= Edward Bysshe (writer) =

English writer

Edward Bysshe (fl. 1712) was an English writer, remembered for his popular guide The Art of Poetry from 1702. While not respectable as a manual on verse-writing, it was used by leading authors.

==Life==
Bysshe's background is unclear. The Oxford Dictionary of National Biography suggests that either Henry Bysshe of Buxted or George Bysshe of Burstow might be his father. He worked as a hack writer in London.

==Works==
The Art of English Poetry (1702) is dedicated to Edmund Dunch and consists of three sections:

- I. Rules for Making Verses. This treats English prosody, showing the influence of John Dryden.
- II. A Dictionary of Rhymes.
- III. A collection of the most Natural, Agreeable, and Noble Thoughts, viz. Allusions, Similes, Descriptions, and Characters of Persons and Things: that are to be found in the best English Poets.

The work was popular: a fifth edition was issued in 1714; a seventh, "corrected and enlarged", in 1724; an eighth is dated 1737. In 1714 the second and third parts were published separately under the title of The British Parnassus; or a compleat Common Place-book of English Poetry (2 vols.), and this was reissued in 1718 with a new title-page (The Art of English Poetry, vols. the iiid and ivth).

Thomas Hood the younger reprinted Bysshe's "Rules" as an appendix to his Practical Guide to English Versification in 1877.

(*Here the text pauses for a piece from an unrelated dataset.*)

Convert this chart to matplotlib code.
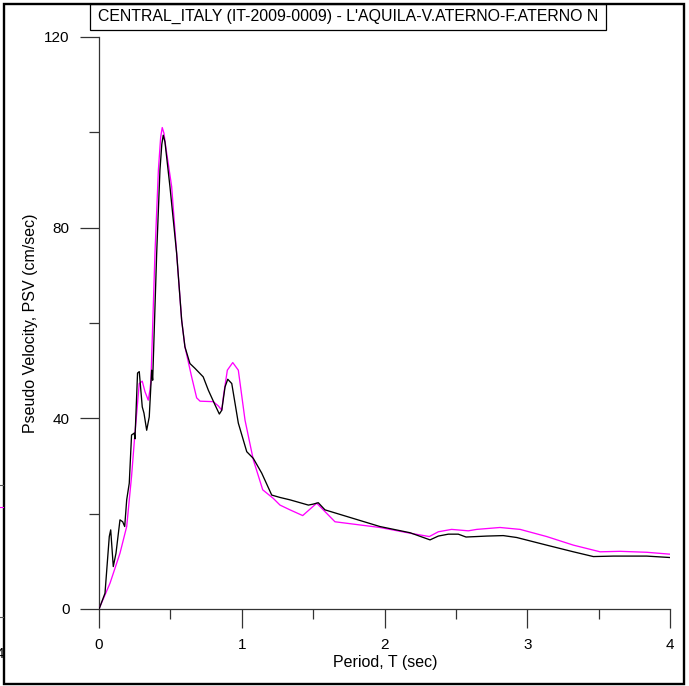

Bysshe also edited in 1712 Sir Richard Bulstrode's Letters, with a biographical introduction and a dedication addressed to George Brudenell, 3rd Earl of Cardigan. In the same year there appeared a translation by Bysshe of Xenophon's Memorabilia, which was dedicated to John Ashburnham, 1st Earl of Ashburnham, and was reissued in 1758. Bysshe was not involved by name in the 1715 edition of further works by Bulstrode, and that has been taken as an indication that he had died by that date.